All three publications now lamenting over Trump and other world leaders’ use of “fake news” to disparage media on purely ideological grounds—the Post, Times and Slate—helped do just that months prior by legitimizing PropOrNot and other “fake news” blacklists.
The vagueness of the term was apparent from the beginning, with politicians from across the spectrum, including Democrats, routinely conflating “fake news” (i.e., media reports that are consciously untrue) with vague notions of “propaganda” (a far more nebulous distinction), typically including the Russian government–funded English-language network RT. Indeed, this was the framing used by Hillary Clinton in her first post-election speech when she praised Congress for creating what would become the Global Engagement Center to combat an “epidemic of malicious fake news and false propaganda that flooded social media.”

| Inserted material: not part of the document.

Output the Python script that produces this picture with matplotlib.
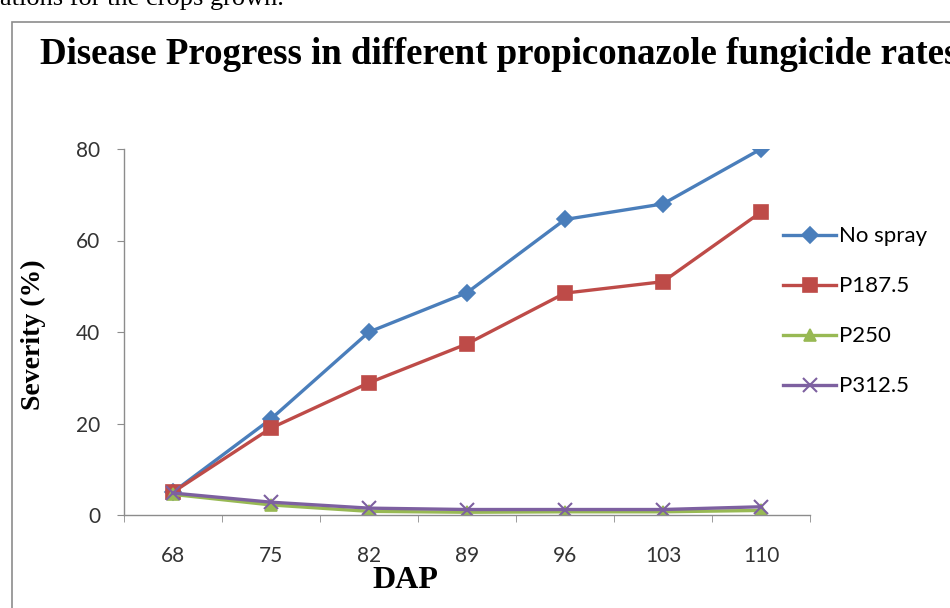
import matplotlib
matplotlib.use("Agg")
import matplotlib.pyplot as plt
from matplotlib.patches import Rectangle

# DAP categories and severity (%) per treatment
dap = ["68", "75", "82", "89", "96", "103", "110"]
no_spray = [5.0, 21.0, 40.0, 48.6, 64.6, 68.0, 80.0]
p187_5 = [5.0, 19.0, 28.9, 37.4, 48.5, 51.0, 66.2]
p250 = [4.5, 2.2, 0.8, 0.6, 0.7, 0.7, 1.0]
p312_5 = [4.8, 2.8, 1.5, 1.2, 1.2, 1.2, 1.8]

series = [
    ("No spray", no_spray, "#4A7EBB", "D", 8),
    ("P187.5", p187_5, "#BE4B48", "s", 10),
    ("P250", p250, "#98B954", "^", 9),
    ("P312.5", p312_5, "#7D60A0", "x", 10),
]

W, H = 950, 608
fig = plt.figure(figsize=(W / 100, H / 100), dpi=100)

# chart border (Excel chart area, cut by the image edges)
fig.patches.append(Rectangle((12 / W, -0.1), 1.2, 1.1 - 22 / H, transform=fig.transFigure,
                             fill=False, edgecolor="#8c8c8c", linewidth=1.2))

# body text line cut at top of the image
fig.text(0.0, 1 + 1 / H, "ations for the crops grown.", family="Liberation Serif",
         fontsize=19, ha="left", va="center")

fig.text(40 / W, 1 - 55 / H, "Disease Progress in different propiconazole fungicide rates",
         family="Liberation Serif", fontweight="bold", fontsize=26.6, ha="left", va="center")

ax = fig.add_axes([124 / W, 1 - 515 / H, 686 / W, 366 / H])
x = range(len(dap))
for name, vals, col, mk, ms in series:
    ax.plot(x, vals, color=col, linewidth=2.4, marker=mk, markersize=ms,
            markeredgewidth=1.2 if mk != "x" else 1.5, label=name)

ax.set_xlim(-0.5, len(dap) - 0.5)
ax.set_ylim(0, 80)
ax.set_yticks([0, 20, 40, 60, 80])
ax.set_xticks(list(x))
ax.set_xticklabels(dap)
ax.set_xticks([i - 0.5 for i in range(len(dap) + 1)], minor=True)
ax.tick_params(axis="x", which="major", length=0, pad=22, labelsize=15, colors="#333333")
ax.tick_params(axis="x", which="minor", length=5, color="#8c8c8c", direction="out")
ax.tick_params(axis="y", length=5, color="#8c8c8c", direction="out", pad=12, labelsize=15,
               labelcolor="#333333")
for lab in ax.get_xticklabels() + ax.get_yticklabels():
    lab.set_family("Lato")

for s in ["top", "right"]:
    ax.spines[s].set_visible(False)
for s in ["left", "bottom"]:
    ax.spines[s].set_color("#8c8c8c")
    ax.spines[s].set_linewidth(1.0)

fig.text(405 / W, 1 - 581 / H, "DAP", family="Liberation Serif", fontweight="bold",
         fontsize=23, ha="center", va="center")
fig.text(33 / W, 1 - 335 / H, "Severity (%)", family="Liberation Serif", fontweight="bold",
         fontsize=20, ha="center", va="center", rotation=90)

leg = ax.legend(loc="center left", bbox_to_anchor=((783 - 124) / 686, (515 - 311.5) / 366),
                frameon=False, prop={"family": "Lato", "size": 16}, labelspacing=1.35,
                handlelength=2.4, handletextpad=0.1, borderaxespad=0, borderpad=0)

fig.savefig("out.png", dpi=100)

But which was the problem, fake news or “propaganda”? Or was it both?
Other media casually switched between “fake news” and “propaganda” with little regard for what, exactly, they were contesting. CNN (12/2/16), in its rundown of the “Russian fake news” menace, lumped “fake news” and run-of-the-mill propaganda, even relying on the already-discredited PropOrNot group to do so:
The 2016 presidential race was rife with disinformation, none more blatant than fake news—hoaxes, half-truths, outright lies—that flashed through the internet at warp speed.

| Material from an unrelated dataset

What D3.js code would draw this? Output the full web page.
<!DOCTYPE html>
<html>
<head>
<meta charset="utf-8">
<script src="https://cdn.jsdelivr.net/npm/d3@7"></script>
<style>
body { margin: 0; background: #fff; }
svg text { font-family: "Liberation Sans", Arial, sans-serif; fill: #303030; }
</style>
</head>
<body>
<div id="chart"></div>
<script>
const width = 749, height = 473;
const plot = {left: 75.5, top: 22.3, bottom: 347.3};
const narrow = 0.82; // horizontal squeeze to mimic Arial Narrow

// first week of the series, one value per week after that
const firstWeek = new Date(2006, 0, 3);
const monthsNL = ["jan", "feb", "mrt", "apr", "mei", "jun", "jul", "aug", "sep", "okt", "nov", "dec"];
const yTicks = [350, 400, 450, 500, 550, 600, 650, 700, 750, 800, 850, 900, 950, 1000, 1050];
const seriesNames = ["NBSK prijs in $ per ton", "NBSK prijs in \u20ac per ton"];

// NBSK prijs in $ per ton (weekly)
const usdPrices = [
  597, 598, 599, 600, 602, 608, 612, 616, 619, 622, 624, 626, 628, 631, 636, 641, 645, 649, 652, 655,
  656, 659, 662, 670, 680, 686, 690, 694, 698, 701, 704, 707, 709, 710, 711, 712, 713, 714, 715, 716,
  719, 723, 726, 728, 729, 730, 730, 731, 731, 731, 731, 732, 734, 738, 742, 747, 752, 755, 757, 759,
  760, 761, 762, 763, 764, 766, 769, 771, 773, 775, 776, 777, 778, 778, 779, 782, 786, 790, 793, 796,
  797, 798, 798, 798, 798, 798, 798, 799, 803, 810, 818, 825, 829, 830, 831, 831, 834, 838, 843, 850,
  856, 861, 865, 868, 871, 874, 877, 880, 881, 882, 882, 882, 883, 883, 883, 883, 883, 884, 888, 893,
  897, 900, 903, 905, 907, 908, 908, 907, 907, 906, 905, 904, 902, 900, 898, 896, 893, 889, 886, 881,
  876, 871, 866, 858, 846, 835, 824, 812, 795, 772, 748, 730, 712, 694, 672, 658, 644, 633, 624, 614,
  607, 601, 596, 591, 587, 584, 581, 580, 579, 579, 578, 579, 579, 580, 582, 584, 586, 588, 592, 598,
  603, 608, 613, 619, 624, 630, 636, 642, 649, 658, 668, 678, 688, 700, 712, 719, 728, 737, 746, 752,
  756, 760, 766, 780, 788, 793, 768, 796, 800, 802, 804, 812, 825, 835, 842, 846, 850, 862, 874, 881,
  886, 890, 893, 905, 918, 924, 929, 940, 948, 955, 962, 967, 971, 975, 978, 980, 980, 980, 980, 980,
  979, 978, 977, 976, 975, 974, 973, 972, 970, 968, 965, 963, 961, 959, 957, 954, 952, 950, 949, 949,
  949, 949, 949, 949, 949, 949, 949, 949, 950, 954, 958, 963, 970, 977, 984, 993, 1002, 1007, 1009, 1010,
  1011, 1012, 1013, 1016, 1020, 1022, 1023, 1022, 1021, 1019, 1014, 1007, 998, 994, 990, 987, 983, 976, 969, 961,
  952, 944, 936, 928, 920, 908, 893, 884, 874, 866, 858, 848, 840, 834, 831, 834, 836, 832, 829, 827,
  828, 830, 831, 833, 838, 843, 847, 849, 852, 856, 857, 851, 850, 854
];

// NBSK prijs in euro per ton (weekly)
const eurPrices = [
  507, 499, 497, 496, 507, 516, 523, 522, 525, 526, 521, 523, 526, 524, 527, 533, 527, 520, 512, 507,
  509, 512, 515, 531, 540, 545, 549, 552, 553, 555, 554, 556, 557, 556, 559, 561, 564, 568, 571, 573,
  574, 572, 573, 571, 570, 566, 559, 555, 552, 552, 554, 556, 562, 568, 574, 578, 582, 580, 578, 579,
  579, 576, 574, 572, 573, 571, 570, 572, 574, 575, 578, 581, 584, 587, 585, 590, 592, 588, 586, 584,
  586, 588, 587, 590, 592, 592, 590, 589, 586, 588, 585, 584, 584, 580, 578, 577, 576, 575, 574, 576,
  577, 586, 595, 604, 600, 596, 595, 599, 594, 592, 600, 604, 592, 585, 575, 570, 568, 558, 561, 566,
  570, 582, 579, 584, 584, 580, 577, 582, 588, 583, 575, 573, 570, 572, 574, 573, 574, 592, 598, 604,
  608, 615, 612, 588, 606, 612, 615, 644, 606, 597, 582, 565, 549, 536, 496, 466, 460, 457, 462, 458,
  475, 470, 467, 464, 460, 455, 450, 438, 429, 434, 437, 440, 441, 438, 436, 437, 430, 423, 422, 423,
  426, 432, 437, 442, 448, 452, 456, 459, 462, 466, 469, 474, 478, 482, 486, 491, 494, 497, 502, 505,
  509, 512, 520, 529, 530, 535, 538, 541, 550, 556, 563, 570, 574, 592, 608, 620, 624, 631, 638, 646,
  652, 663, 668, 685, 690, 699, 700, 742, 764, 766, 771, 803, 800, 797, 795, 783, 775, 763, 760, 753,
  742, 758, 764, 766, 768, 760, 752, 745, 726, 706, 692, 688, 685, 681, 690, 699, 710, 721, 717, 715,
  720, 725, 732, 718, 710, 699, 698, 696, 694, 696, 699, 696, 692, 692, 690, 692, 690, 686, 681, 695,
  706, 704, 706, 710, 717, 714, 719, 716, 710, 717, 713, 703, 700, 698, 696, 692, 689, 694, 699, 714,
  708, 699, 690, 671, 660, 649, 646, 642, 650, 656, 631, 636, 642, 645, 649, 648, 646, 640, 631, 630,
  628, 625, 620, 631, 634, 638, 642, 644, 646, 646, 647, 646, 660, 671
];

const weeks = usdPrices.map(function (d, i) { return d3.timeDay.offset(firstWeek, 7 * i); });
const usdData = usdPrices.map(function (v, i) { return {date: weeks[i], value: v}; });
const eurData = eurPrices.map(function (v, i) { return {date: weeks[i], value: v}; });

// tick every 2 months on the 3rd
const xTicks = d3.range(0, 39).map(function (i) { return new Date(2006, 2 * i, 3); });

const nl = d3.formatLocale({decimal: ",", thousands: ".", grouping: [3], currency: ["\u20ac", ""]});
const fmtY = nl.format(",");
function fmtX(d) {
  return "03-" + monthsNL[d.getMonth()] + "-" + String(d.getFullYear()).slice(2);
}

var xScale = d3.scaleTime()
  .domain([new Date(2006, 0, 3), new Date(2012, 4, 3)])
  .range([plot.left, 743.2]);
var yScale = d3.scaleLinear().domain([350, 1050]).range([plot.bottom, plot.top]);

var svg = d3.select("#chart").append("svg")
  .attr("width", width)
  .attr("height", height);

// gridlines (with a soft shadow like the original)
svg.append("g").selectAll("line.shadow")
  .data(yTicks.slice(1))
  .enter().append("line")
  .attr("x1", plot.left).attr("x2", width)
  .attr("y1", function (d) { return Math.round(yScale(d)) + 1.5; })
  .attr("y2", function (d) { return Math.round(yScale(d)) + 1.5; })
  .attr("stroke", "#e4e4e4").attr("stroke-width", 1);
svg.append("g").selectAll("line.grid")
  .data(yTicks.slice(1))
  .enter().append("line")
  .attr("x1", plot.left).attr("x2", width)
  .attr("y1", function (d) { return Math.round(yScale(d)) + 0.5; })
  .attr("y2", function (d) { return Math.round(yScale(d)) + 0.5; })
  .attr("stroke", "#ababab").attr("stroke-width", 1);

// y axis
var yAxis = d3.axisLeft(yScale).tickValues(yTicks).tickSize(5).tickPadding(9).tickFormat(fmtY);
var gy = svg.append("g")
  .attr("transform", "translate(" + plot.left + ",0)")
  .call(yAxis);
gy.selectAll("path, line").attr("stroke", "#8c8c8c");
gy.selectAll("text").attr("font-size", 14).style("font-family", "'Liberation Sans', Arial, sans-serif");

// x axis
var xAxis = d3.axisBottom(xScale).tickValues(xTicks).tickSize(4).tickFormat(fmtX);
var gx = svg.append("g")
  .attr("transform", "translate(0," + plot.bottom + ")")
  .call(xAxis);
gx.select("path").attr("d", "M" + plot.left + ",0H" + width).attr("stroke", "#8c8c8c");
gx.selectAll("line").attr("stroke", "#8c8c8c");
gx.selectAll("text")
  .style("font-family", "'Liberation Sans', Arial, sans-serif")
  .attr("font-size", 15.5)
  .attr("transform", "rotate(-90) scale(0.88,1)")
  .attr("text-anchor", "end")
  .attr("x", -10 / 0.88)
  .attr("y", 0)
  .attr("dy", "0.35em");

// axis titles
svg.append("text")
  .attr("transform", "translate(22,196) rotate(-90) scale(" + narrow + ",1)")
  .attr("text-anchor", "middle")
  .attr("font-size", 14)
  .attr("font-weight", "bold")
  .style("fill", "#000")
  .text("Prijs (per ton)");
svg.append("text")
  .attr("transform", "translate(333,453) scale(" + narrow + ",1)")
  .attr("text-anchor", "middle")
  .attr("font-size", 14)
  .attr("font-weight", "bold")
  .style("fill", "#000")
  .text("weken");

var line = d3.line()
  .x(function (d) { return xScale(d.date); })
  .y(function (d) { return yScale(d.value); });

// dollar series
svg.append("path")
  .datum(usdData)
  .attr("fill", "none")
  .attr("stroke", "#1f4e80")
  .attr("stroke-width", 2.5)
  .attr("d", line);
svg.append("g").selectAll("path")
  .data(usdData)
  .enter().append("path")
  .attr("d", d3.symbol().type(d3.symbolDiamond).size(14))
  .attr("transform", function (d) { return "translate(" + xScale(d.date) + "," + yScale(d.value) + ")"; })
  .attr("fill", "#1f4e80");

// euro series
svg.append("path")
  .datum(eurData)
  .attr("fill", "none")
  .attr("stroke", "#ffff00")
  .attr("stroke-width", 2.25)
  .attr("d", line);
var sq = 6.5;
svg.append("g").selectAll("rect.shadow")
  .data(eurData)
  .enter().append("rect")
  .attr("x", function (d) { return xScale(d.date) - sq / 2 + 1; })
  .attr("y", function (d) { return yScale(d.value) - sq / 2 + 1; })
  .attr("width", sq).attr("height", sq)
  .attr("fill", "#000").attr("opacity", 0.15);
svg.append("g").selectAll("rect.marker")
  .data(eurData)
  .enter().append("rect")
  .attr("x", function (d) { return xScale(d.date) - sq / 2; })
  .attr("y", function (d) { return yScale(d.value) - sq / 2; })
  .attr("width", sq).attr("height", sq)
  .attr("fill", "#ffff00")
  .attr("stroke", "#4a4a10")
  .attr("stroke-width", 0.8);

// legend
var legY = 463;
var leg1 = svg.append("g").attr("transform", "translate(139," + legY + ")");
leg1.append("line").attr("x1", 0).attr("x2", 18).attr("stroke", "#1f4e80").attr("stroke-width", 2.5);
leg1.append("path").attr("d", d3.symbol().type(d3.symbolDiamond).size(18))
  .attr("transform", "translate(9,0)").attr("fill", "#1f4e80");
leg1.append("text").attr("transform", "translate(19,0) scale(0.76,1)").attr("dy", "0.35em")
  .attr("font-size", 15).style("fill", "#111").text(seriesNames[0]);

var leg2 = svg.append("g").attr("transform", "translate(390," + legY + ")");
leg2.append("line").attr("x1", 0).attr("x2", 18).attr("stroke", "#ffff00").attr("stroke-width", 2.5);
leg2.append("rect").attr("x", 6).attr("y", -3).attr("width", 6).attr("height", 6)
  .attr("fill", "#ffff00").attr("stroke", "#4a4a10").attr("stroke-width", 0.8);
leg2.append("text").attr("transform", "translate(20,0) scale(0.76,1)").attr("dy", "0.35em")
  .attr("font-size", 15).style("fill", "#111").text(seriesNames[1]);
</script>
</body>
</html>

But “fake news” was originally supposed to just be the “hoaxes” and “outright lies”—not “half-truths,” which gets us into much more murky waters. The rest of the piece went on to conflate disparate concepts even more aggressively:
Watts says that, during the election campaign, three main groups traded in fake news: passionate Trump supporters; people out to make money by driving followers to their websites with “click bait” stories; and the Russian propaganda apparatus.

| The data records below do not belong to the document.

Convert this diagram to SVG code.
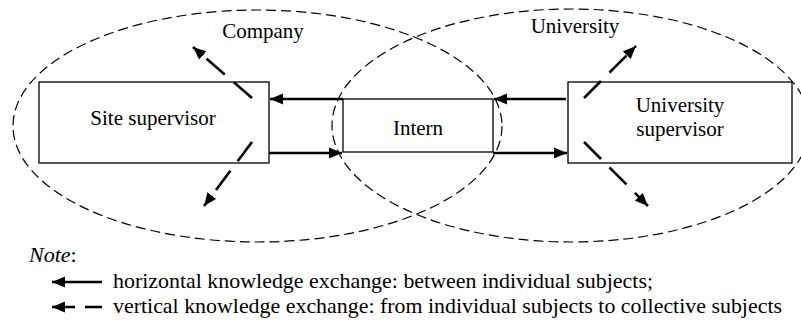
<svg xmlns="http://www.w3.org/2000/svg" width="801" height="323" viewBox="0 0 801 323" font-family="'Liberation Serif', 'Times New Roman', serif">
<style>
text{font-family:"Liberation Serif","Times New Roman",serif;fill:#000}
.lbl{font-size:21px;text-anchor:middle}
.leg{font-size:22px}
.ell{fill:none;stroke:#000;stroke-width:1.2;stroke-dasharray:10 5}
.box{fill:#fff;stroke:#000;stroke-width:1.3}
.h{fill:none;stroke:#000;stroke-width:2.6;marker-end:url(#ah)}
.v{fill:none;stroke:#000;stroke-width:2.6;stroke-dasharray:24 12;marker-end:url(#ah)}
</style>
<defs>
<marker id="ah" markerUnits="userSpaceOnUse" markerWidth="14" markerHeight="12" refX="13" refY="5.5" orient="auto" viewBox="0 0 14 11">
<path d="M0,0 L13,5.5 L0,11 z" fill="#000"/>
</marker>
</defs>
<g id="company-region">
<ellipse class="ell" cx="257.5" cy="126" rx="244.5" ry="116"/>
<text class="lbl" x="263" y="38">Company</text>
</g>
<g id="university-region">
<ellipse class="ell" cx="571" cy="125.5" rx="239" ry="116.5"/>
<text class="lbl" x="575" y="33">University</text>
</g>
<g id="site-supervisor">
<rect class="box" x="39" y="82" width="230" height="81"/>
<text class="lbl" x="153" y="125">Site supervisor</text>
</g>
<g id="intern">
<rect class="box" x="343" y="99" width="150" height="53"/>
<text class="lbl" x="418" y="135">Intern</text>
</g>
<g id="university-supervisor">
<rect class="box" x="568" y="82" width="224" height="81"/>
<text class="lbl" x="680" y="112">University</text>
<text class="lbl" x="680" y="136">supervisor</text>
</g>
<g id="connectors">
<line class="h" x1="343" y1="99" x2="270" y2="99"/>
<line class="h" x1="269" y1="153" x2="342" y2="153"/>
<line class="h" x1="566" y1="99" x2="494" y2="99"/>
<line class="h" x1="493" y1="153" x2="567" y2="153"/>
<line class="v" x1="252" y1="98" x2="193" y2="47"/>
<line class="v" x1="252" y1="142" x2="204" y2="206"/>
<line class="v" x1="584" y1="98" x2="636" y2="46"/>
<line class="v" x1="584" y1="142" x2="648" y2="206"/>
</g>
<g id="legend">
<text class="leg" x="29" y="262"><tspan font-style="italic">Note</tspan>:</text>
<line class="h" x1="102" y1="282" x2="52" y2="282"/>
<text class="leg" x="113" y="288" textLength="540" lengthAdjust="spacingAndGlyphs">horizontal knowledge exchange: between individual subjects;</text>
<line class="h" x1="102" y1="307" x2="52" y2="307" style="stroke-dasharray:17 10 30"/>
<text class="leg" x="113" y="313" textLength="669" lengthAdjust="spacingAndGlyphs">vertical knowledge exchange: from individual subjects to collective subjects</text>
</g>
</svg>
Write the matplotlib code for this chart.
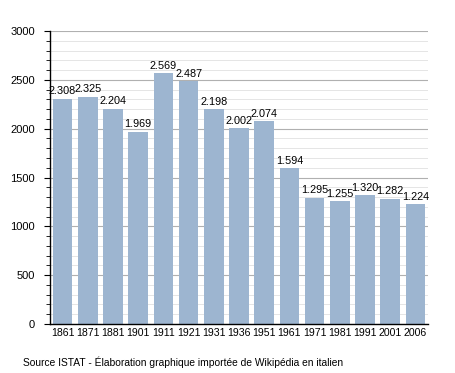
import matplotlib.pyplot as plt
from matplotlib.ticker import MultipleLocator

plt.rcParams['font.family'] = ['Liberation Sans', 'DejaVu Sans']

anni = ['1861', '1871', '1881', '1901', '1911', '1921', '1931', '1936',
        '1951', '1961', '1971', '1981', '1991', '2001', '2006']
abitanti = [2308, 2325, 2204, 1969, 2569, 2487, 2198, 2002,
            2074, 1594, 1295, 1255, 1320, 1282, 1224]
etichette = ['2.308', '2.325', '2.204', '1.969', '2.569', '2.487', '2.198', '2.002',
             '2.074', '1.594', '1.295', '1.255', '1.320', '1.282', '1.224']

fig = plt.figure(figsize=(4.55, 3.73), dpi=100)
ax = fig.add_axes([50 / 455, 1 - 324 / 373, 378 / 455, 293 / 373])

x = list(range(len(anni)))
ax.bar(x, abitanti, width=0.78, color='#9db5d0', zorder=2)
for i in x:
    ax.text(i, abitanti[i] + 25, etichette[i], ha='center', va='bottom',
            fontsize=7.8, zorder=3)

ax.set_xlim(-0.5, len(anni) - 0.5)
ax.set_ylim(0, 3000)
ax.set_xticks(x)
ax.set_xticklabels(anni, fontsize=7.6)
ax.yaxis.set_major_locator(MultipleLocator(500))
ax.yaxis.set_minor_locator(MultipleLocator(100))
ax.tick_params(axis='y', labelsize=8, length=4, width=0.8, pad=7)
ax.tick_params(axis='y', which='minor', length=3, width=0.6)
ax.tick_params(axis='x', length=0, pad=3)
ax.grid(axis='y', which='major', color='#b0b0b0', linewidth=0.8, zorder=0)
ax.grid(axis='y', which='minor', color='#e0e0e0', linewidth=0.6, zorder=0)
ax.set_axisbelow(True)
for s in ['top', 'right']:
    ax.spines[s].set_visible(False)
ax.spines['left'].set_linewidth(1)
ax.spines['bottom'].set_linewidth(1)

fig.text(23 / 455, 1 - 362 / 373,
         'Source ISTAT - Élaboration graphique importée de Wikipédia en italien',
         fontsize=7.4, va='center')

fig.savefig('out.png', dpi=100)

Obviously, false stories made up to drive traffic, news produced by over-enthusiastic partisans and information created by foreign psyops experts are not the same thing, and putting the same label on each of them seems dubiously helpful. (Note that “Watts” here is Clint Watts of the Foreign Policy Research Institute, who—as CNN failed to inform us—formerly ran West Point’s Countering Terrorism Center, so we’re getting an unlabeled government propaganda expert’s take on foreign propaganda.)
But the standard of denouncing any information with a spin you disagree with had been set. Trump would first use the term to disparage CNN about a week later, on December 10. Everything, in a matter of weeks, had become “fake news.”
At no point was anyone compelled to define or limit the scope of the phenomenon; from the beginning, one could add something to the category simply by calling it so. That demagogues like Trump, and foreign governments looking to stifle dissent, would use this already malleable and abused term to serve their own ends was completely predictable. (After all, governments around the world took the word “terrorism” and ran with it in much the same way.)
Obviously, there is a notable power asymmetry between the Washington Post and other US news outlets, on the one hand, and the president of the United States; but noting who loosened the ideological pickle jar is an important piece of context as large corporations and governments are now deploying the term to justify regulation of content. Perhaps if major news outlets had bothered to define—and use—the term “fake news” in a semi-coherent fashion, it could have made its exploitation by reactionary forces that much less likely.